Methacryloxypropyltrimethoxysilane is characterized by two molecule ends of different polarity. The alkoxy groups of the silanol unit ((RO)₃Si–) chemically bond with the silicatized surface. However, contrary to what we expected, the bond strengths of ALO (4.2 ± 2 MPa) and TBS (4.4 ± 2 MPa) were very similar. Along with sandblasting, silane heating is a technique which can be easily applied in prosthodontic laboratories with low risk of use, and therefore should be considered as a viable alternative to treat PEEK.

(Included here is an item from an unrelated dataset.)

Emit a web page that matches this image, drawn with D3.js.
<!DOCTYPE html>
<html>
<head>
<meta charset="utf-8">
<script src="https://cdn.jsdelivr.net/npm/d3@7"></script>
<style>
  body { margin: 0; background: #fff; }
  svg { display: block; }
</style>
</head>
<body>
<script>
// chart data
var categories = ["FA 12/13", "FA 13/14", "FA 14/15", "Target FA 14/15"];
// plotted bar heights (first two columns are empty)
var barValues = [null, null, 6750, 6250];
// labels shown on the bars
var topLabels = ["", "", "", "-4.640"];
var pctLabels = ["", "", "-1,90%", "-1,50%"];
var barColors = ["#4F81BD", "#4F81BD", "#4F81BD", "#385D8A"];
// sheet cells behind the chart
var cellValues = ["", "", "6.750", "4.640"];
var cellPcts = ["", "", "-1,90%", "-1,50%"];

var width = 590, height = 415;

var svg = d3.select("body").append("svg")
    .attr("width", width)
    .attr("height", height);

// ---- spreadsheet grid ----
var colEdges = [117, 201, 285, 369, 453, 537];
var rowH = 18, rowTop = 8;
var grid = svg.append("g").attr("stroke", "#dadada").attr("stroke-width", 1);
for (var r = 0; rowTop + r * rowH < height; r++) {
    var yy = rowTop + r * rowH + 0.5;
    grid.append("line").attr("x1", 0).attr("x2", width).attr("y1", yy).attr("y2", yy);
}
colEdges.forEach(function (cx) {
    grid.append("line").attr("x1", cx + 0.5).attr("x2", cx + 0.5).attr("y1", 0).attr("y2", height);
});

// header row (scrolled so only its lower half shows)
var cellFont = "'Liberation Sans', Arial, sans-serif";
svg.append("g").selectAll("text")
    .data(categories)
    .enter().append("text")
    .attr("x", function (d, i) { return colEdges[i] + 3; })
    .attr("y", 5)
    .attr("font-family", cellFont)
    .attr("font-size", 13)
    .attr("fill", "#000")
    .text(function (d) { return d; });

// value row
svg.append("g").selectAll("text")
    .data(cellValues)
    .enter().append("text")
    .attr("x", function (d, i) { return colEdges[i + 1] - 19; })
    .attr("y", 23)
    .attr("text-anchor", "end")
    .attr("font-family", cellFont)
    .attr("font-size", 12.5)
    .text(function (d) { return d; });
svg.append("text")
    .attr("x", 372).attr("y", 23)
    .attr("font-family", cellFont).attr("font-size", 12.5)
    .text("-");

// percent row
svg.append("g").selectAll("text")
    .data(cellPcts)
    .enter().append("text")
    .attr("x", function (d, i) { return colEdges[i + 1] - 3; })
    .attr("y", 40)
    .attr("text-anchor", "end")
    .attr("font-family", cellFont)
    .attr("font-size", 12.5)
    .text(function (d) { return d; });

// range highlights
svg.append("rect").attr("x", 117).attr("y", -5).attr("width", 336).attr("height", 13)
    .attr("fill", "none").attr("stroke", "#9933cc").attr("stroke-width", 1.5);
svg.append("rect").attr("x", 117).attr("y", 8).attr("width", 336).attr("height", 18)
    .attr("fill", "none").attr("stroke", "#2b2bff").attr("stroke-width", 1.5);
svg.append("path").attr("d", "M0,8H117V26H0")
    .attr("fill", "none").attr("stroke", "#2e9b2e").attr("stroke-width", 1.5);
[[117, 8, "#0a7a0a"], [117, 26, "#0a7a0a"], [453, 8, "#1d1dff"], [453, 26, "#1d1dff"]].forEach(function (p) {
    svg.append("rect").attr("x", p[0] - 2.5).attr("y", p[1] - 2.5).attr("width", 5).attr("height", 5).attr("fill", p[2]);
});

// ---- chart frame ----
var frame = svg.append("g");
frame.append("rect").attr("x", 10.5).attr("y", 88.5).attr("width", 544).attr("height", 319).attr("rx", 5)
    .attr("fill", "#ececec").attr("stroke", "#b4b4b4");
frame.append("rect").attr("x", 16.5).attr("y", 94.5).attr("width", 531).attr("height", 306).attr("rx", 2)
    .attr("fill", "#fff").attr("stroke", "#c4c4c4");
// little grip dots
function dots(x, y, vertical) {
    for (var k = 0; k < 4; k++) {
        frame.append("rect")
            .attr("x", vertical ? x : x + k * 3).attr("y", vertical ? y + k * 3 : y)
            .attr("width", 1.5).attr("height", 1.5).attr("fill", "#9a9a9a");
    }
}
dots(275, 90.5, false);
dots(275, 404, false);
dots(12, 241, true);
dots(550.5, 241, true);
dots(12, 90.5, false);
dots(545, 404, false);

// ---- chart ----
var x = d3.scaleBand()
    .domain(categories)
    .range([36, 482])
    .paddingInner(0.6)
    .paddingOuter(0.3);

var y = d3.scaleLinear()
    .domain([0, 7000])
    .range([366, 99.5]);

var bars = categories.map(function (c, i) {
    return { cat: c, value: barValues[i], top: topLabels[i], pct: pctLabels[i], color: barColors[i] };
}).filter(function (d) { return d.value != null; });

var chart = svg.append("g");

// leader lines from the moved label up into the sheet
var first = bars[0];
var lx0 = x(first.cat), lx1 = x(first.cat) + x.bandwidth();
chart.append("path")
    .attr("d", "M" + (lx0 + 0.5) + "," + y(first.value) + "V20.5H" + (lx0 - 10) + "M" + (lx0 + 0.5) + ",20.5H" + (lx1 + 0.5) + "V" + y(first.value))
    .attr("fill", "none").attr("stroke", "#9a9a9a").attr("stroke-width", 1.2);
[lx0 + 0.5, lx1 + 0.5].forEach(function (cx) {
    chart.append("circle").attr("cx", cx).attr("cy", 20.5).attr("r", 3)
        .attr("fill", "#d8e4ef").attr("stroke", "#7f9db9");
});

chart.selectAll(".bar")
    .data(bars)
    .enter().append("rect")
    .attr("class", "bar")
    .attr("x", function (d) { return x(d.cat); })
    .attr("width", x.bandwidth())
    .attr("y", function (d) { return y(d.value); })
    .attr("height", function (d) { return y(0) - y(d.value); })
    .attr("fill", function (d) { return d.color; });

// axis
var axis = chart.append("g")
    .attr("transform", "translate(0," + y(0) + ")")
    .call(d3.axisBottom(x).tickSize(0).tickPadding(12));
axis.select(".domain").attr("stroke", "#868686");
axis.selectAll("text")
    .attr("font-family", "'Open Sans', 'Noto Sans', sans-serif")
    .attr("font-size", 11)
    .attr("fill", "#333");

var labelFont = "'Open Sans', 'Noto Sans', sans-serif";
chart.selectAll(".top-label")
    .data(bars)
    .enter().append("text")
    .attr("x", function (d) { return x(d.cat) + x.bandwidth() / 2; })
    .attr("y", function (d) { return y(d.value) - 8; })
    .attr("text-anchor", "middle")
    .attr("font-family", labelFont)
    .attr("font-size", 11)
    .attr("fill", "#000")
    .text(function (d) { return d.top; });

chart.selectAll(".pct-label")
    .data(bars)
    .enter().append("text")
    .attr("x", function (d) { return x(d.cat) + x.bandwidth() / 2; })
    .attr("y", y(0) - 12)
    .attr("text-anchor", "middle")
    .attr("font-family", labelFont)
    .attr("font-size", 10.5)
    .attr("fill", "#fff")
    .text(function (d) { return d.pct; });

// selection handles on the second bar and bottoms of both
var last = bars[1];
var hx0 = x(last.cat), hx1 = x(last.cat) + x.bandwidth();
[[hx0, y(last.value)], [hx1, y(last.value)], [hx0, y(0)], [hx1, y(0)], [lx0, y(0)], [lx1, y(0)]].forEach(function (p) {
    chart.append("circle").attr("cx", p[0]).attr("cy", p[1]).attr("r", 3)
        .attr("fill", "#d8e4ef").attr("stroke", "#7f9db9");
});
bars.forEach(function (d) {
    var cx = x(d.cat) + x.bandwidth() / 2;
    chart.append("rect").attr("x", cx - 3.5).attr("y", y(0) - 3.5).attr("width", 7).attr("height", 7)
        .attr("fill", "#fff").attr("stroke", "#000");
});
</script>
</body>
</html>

The suitable morphology can be defined as surface which have a maximums peaks until a level where the surface wetting remains satisfactory [29]. In the present study, sandblasting with alumina resulted in a higher mean contact angle than the mean of the untreated specimen. According to Kubiak et al., peaks and valleys created by airborne- particle abrasion may act as barriers to the spreading of liquids, increasing the contact angles [45]. Moreover, it was observed that sandblasting only promoted a stripping of the surface and increased surface roughness. However, it did not increase the reactive groups on the PEEK surface because there was no chemical reaction with the aromatic rings of the polymeric chain.

The contact angle values are related to the chemical groups present on the surface. These groups will lead to chemical interactions which are partly responsible for bonding. Another factor that is responsible for bonding is the physical modifications on the material surface morphology. This is mainly due to the mechanical interlocking between the materials as a result of the irregularities created after the treatment. It was observed that the mechanical interlocking plays a leading role in the enhancement of bond strength, and the efficiency of this phenomenon is highly linked to the surface morphology [29]. Such irregularities were probably formed in a fashion which enhanced bonding for the 98% sulfuric acid/5 s group.

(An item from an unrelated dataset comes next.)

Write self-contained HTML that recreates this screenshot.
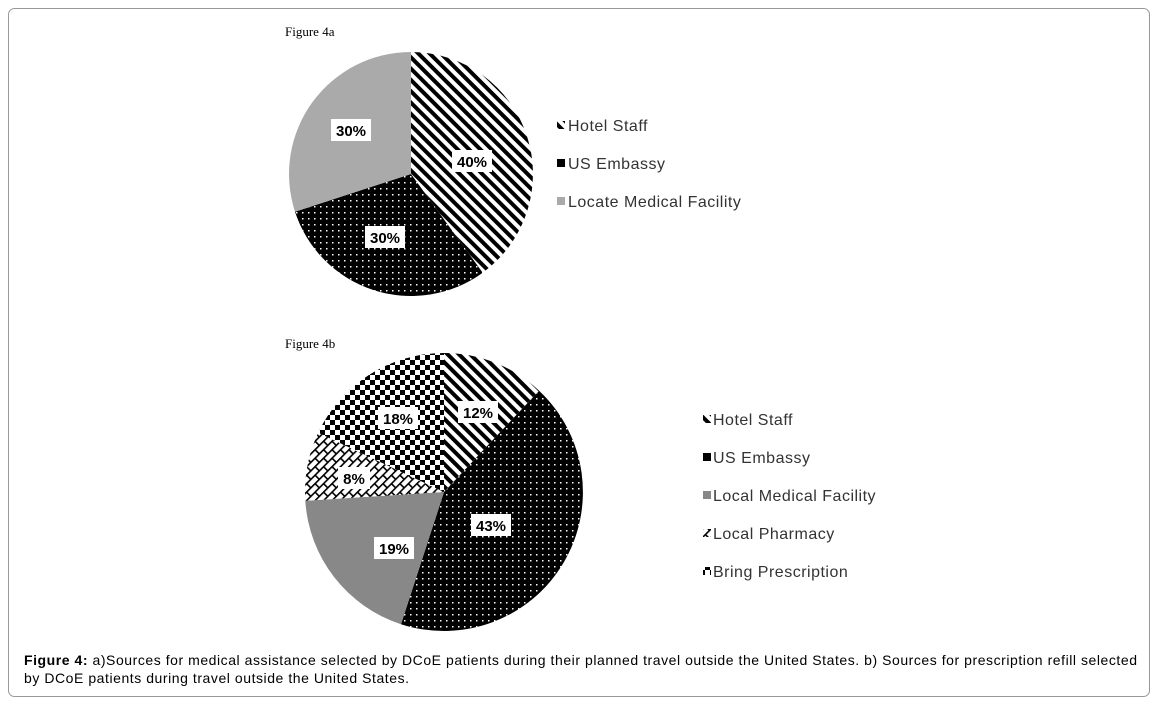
<!DOCTYPE html><html><head><style>body{margin:0;background:#fff}svg{display:block}</style></head><body>
<svg width="1158" height="705" xmlns="http://www.w3.org/2000/svg" font-family="Liberation Sans, sans-serif">
<defs>
<pattern id="diag" width="8" height="8" patternUnits="userSpaceOnUse" patternTransform="rotate(-45)"><rect width="8" height="8" fill="#fff"/><rect width="4" height="8" fill="#000"/></pattern>
<pattern id="dots" width="6" height="6" patternUnits="userSpaceOnUse"><rect width="6" height="6" fill="#000"/><rect x="2" y="2" width="1.5" height="1.5" fill="#fff"/></pattern>
<pattern id="check" width="10" height="10" patternUnits="userSpaceOnUse"><rect width="10" height="10" fill="#fff"/><rect width="5" height="5" fill="#000"/><rect x="5" y="5" width="5" height="5" fill="#000"/></pattern>
<pattern id="brick" width="12" height="12" patternUnits="userSpaceOnUse" patternTransform="rotate(-45)"><rect width="12" height="12" fill="#fff"/><rect y="0" width="12" height="1.6" fill="#000"/><rect y="6" width="12" height="1.6" fill="#000"/><rect x="0" y="0" width="1.6" height="6" fill="#000"/><rect x="6" y="6" width="1.6" height="6" fill="#000"/></pattern>
</defs>
<rect x="8.5" y="8.5" width="1141" height="688" rx="6" fill="#fff" stroke="#999"/>
<text x="285" y="36" font-family="Liberation Serif, serif" font-size="13">Figure 4a</text>
<path d="M411,174 L411,52 A122,122 0 0 1 482.7,272.7 Z" fill="url(#diag)"/>
<path d="M411,174 L482.7,272.7 A122,122 0 0 1 295,211.7 Z" fill="url(#dots)"/>
<path d="M411,174 L295,211.7 A122,122 0 0 1 411,52 Z" fill="#aaa"/>
<g font-weight="bold" font-size="15" text-anchor="middle">
<rect x="452" y="150" width="40" height="22" fill="#fff"/><text x="472" y="167">40%</text>
<rect x="365" y="226" width="40" height="22" fill="#fff"/><text x="385" y="243">30%</text>
<rect x="331" y="119" width="40" height="22" fill="#fff"/><text x="351" y="136">30%</text>
</g>
<g font-size="16" fill="#333" letter-spacing="0.5">
<rect x="557" y="121" width="8" height="8" fill="url(#diag)"/><text x="568" y="131">Hotel Staff</text>
<rect x="557" y="159" width="8" height="8" fill="#000"/><text x="568" y="169">US Embassy</text>
<rect x="557" y="197" width="8" height="8" fill="#aaa"/><text x="568" y="207">Locate Medical Facility</text>
</g>
<text x="285" y="348" font-family="Liberation Serif, serif" font-size="13">Figure 4b</text>
<path d="M444,492 L444,353 A139,139 0 0 1 539.1,390.7 Z" fill="url(#diag)"/>
<path d="M444,492 L539.1,390.7 A139,139 0 0 1 401,624.2 Z" fill="url(#dots)"/>
<path d="M444,492 L401,624.2 A139,139 0 0 1 305.3,500.7 Z" fill="#888"/>
<path d="M444,492 L305.3,500.7 A139,139 0 0 1 318.2,432.8 Z" fill="url(#brick)"/>
<path d="M444,492 L318.2,432.8 A139,139 0 0 1 444,353 Z" fill="url(#check)"/>
<g font-weight="bold" font-size="15" text-anchor="middle">
<rect x="458" y="401" width="40" height="22" fill="#fff"/><text x="478" y="418">12%</text>
<rect x="378" y="407" width="40" height="22" fill="#fff"/><text x="398" y="424">18%</text>
<rect x="338" y="467" width="32" height="22" fill="#fff"/><text x="354" y="484">8%</text>
<rect x="471" y="514" width="40" height="22" fill="#fff"/><text x="491" y="531">43%</text>
<rect x="374" y="537" width="40" height="22" fill="#fff"/><text x="394" y="554">19%</text>
</g>
<g font-size="16" fill="#333" letter-spacing="0.5">
<rect x="703" y="415" width="8" height="8" fill="url(#diag)"/><text x="713" y="425">Hotel Staff</text>
<rect x="703" y="453" width="8" height="8" fill="#000"/><text x="713" y="463">US Embassy</text>
<rect x="703" y="491" width="8" height="8" fill="#888"/><text x="713" y="501">Local Medical Facility</text>
<rect x="703" y="529" width="8" height="8" fill="url(#brick)"/><text x="713" y="539">Local Pharmacy</text>
<rect x="703" y="567" width="8" height="8" fill="url(#check)"/><text x="713" y="577">Bring Prescription</text>
</g>
<g font-size="14" fill="#000">
<text x="24" y="665" textLength="1113" lengthAdjust="spacing"><tspan font-weight="bold">Figure 4:</tspan> a)Sources for medical assistance selected by DCoE patients during their planned travel outside the United States. b) Sources for prescription refill selected</text>
<text x="24" y="683" textLength="385" lengthAdjust="spacing">by DCoE patients during travel outside the United States.</text>
</g>
</svg>
</body></html>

The main limitation of the current study refers to the inherent problems of the SBS test (such as the difficulty in obtaining a perfectly perpendicular position of the specimen in relation to the adhesive surface and the impossibility of total absence of tensile forces), and the fact that we did not perform any kind of aging treatment. Moreover, the parameters of the surface topography were not analyzed in the current study and the quantitative surface analysis by using a profilometer to analyze 3D roughness parameters should be considered in further studies.

PEEK is a polymer whose surface hinders heat propagation. Thus, in order to minimize heat concentration while cutting it, a milling or drilling process must be done under proper cutting parameters (clearance angle, rake angle, cutting speed, and coolants) [46]. This is probably the reason for no data in the literature comprising microtensile bond strength tests involving PEEK.

Bonding strength between PEEK and veneering resin composite increases significantly when a surface pretreatment is administered in association with a bonding system [47]. Thus, future studies about adhesion to PEEK should consider the possibility of formulating sulfuric acid in gel form for ease of handling in dental clinics.

5. Conclusions

The minimum acceptable bonding strength of resin-based materials was not achieved after sandblasting and tribochemical silica coating, which are the two conventional surface treatments recommended by the dental PEEK manufacturer. The etching promoted by 98% sulfuric acid with a 5-second exposure time increased the shear bond strength between PEEK and indirect resin and reached a desirable value to ensure long-lasting bonding in oral conditions. However, handling this acid in the form presented in this work requires training and safety measures, and therefore heating the silane after silica coating could be the alternative treatment of choice for bonding PEEK and resin composite for the time being.